Due temi delicatissimi (i migranti e l’aborto) sono stati strumentalizzati in modo improvvido. La destra, con il governatore della Sicilia Musumeci, sostenuto dall’accoppiata Salvini-Meloni, ha chiesto la cacciata dei profughi dall’isola, affermando la loro primaria responsabilità nella diffusione del Covid 19; ma i dati scientifici hanno smentito questa tesi mentre la cronaca ha evidenziato lo scandalo delle discoteche, in primis quelle della Sardegna guidate dal “negazionista” Briatore. Sull’altro versante, il leader della sinistra e ministro della Sanità Roberto Speranza ha improvvisamente cambiato, con una circolare ferragostana e senza alcuna riunione di Governo, la legge 194 sull’aborto.
Come hanno documentato “Avvenire” e “Osservatore romano” il ministro ha stravolto la legge sul compito dei consultori: da strumenti per salvare vite umane a presidi per le pratiche abortive. Il Parlamento esautorato!
È sorprendente che mentre si discute con il referendum sul numero dei parlamentari e sui loro compiti, un Governatore e un Ministro si muovano come se avessero pieni poteri costituzionali. Per la verità il Tar siciliano ha bloccato Musumeci, mentre Speranza non è stato corretto dalla sua maggioranza: silenzioso Conte, ma silenziosa anche la componente cattolico-democratica proveniente dalla Margherita.
I due blocchi (centro-destra, centro-sinistra) sono dominati dai problemi interni: anche l’ottimo Mario Draghi, ex presidente BCE, ne ha fatto le spese, con l’archiviazione de facto del suo intervento riformista al Meeting di Rimini. Salvini e Meloni non vogliono il “Governissimo”, perché puntano a elezioni anticipate, nonostante il dissenso di Berlusconi; Pd, M5S e Italia Viva litigano sulle alleanze, sul Mes, sulla nuova legge elettorale e sullo stesso voto referendario.

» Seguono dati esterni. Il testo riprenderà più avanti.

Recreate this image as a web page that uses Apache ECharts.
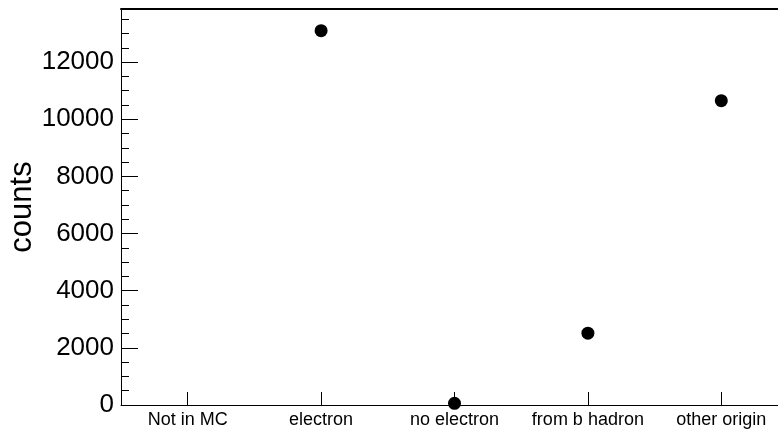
<!DOCTYPE html>
<html>
<head>
<meta charset="utf-8">
<script src="https://cdn.jsdelivr.net/npm/echarts@6/dist/echarts.min.js"></script>
<style>
  html, body { margin: 0; padding: 0; background: #fff; }
  #chart { width: 778px; height: 430px; }
</style>
</head>
<body>
<div id="chart"></div>
<script>
// Electron truth-origin categories and their counts
const categories = ['Not in MC', 'electron', 'no electron', 'from b hadron', 'other origin'];
const counts = [null, 13100, 60, 2515, 10650];
const yMax = 13860;
const yLabelStep = 2000;
const yMinorStep = 500;

const FONT = 'Liberation Sans, Arial, Helvetica, sans-serif';

const chart = echarts.init(document.getElementById('chart'), null, { renderer: 'canvas' });

chart.setOption({
  animation: false,
  backgroundColor: '#ffffff',
  grid: { left: 121, top: 9, width: 667, height: 396, containLabel: false, outerBoundsMode: 'none' },
  xAxis: [
    {
      type: 'category',
      data: categories,
      position: 'bottom',
      boundaryGap: true,
      axisLine: { show: true, onZero: false, lineStyle: { color: '#000', width: 1 } },
      axisTick: { show: true, inside: true, length: 13, alignWithLabel: true, lineStyle: { color: '#000', width: 1 } },
      axisLabel: { show: true, interval: 0, color: '#000', fontFamily: FONT, fontSize: 18, margin: 6, hideOverlap: false },
      splitLine: { show: false }
    },
    {
      // top frame line
      type: 'category',
      data: categories,
      position: 'top',
      axisLine: { show: true, onZero: false, lineStyle: { color: '#000', width: 2 } },
      axisTick: { show: false },
      axisLabel: { show: false },
      splitLine: { show: false }
    }
  ],
  yAxis: [
    {
      type: 'value',
      min: 0,
      max: yMax,
      interval: yLabelStep,
      position: 'left',
      name: 'counts',
      nameLocation: 'middle',
      nameRotate: 90,
      nameGap: 83,
      nameMoveOverlap: false,
      nameTextStyle: { color: '#000', fontFamily: FONT, fontSize: 31 },
      axisLine: { show: true, onZero: false, lineStyle: { color: '#000', width: 1 } },
      axisTick: { show: true, inside: true, length: 17, lineStyle: { color: '#000', width: 1 } },
      axisLabel: {
        show: true, color: '#000', fontFamily: FONT, fontSize: 26, margin: 7,
        showMaxLabel: false,
        formatter: v => (v % yLabelStep === 0 ? String(v) : '')
      },
      splitLine: { show: false }
    },
    {
      // minor ticks every 500
      type: 'value',
      min: 0,
      max: yMax,
      interval: yMinorStep,
      position: 'left',
      axisLine: { show: false, onZero: false },
      axisTick: { show: true, inside: true, length: 8, lineStyle: { color: '#000', width: 1 } },
      axisLabel: { show: false },
      splitLine: { show: false }
    }
  ],
  series: [
    {
      type: 'scatter',
      xAxisIndex: 0,
      yAxisIndex: 0,
      data: counts,
      symbol: 'circle',
      symbolSize: 13,
      itemStyle: { color: '#000', opacity: 1 },
      clip: false
    }
  ]
});
</script>
</body>
</html>
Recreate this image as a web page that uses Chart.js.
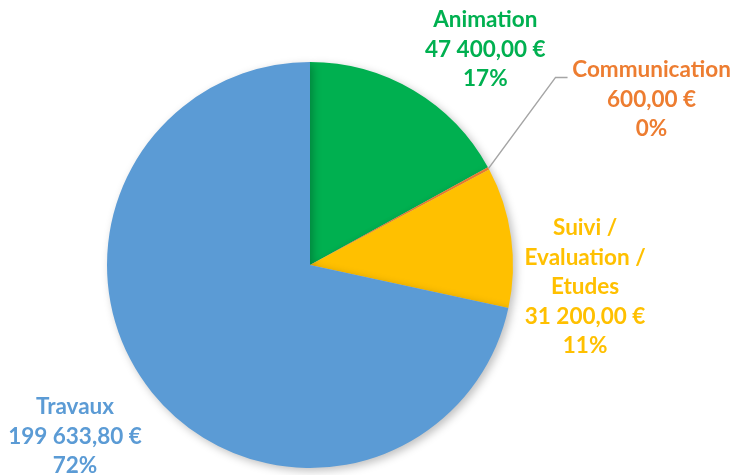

Emerge una questione di identità delle forze politiche: nel centro-destra, di fronte al massiccio sostegno di Bruxelles all’economia italiana, c’è un problema di coerenza con l’aperto euro-scetticismo della Lega e, in misura minore, di Fratelli d’Italia; nei pentastellati permane la divisione tra i nostalgici dell’opposizione (Di Battista) e i governativi (Di Maio); nel Pd va chiarita la scelta strategica: mediazione tra il filone ex Popolare e quello ex Ds o collocazione nell’area radical-socialista? Ma anche Renzi ha i suoi problemi: quarta gamba del centro-sinistra o nuova formazione centrista coi Radicali e l’ex ministro Calenda?
Al clima confuso dà un contributo rilevante anche il presidente di Confindustria, Bonomi, che ogni giorno chiede la caduta del Governo Conte e una radicale priorità di fondi per il mondo dell’impresa. Anche Draghi ha chiesto riforme strutturali, ma non ha negato i sostegni alle fasce più deboli.
L’Istat ha certificato che tre milioni di italiani vivono con il reddito di cittadinanza (con una media di 516 euro mensili); dove andrebbero senza questi aiuti in una situazione di accresciuta povertà per il Covid-19? E anche i 600 euro alle partite Iva non vanno disprezzati in una così grave recessione (ed è stata una vergogna che alcuni parlamentari e consiglieri regionali ne abbiano approfittato).
Tra metà ottobre e fine anno il Parlamento dovrà discutere l’utilizzo di oltre duecento miliardi di euro tra gli aiuti europei del Recovery-fund, il Mes (per la sanità), il Sure (per cassa-integrazione e nuovo lavoro); è una cifra immensa che non può essere utilizzata secondo criteri politici o secondo la voce di chi grida di più (contando sull’appoggio di alcuni grandi media).
È necessario coniugare il riformismo invocato da Draghi con l’attenzione ai più poveri e disagiati, secondo il costante appello di Papa Francesco contro “l’economia dello scarto”. S’impone uno spirito unitario e solidale, come nella prima fase della lotta alla pandemia.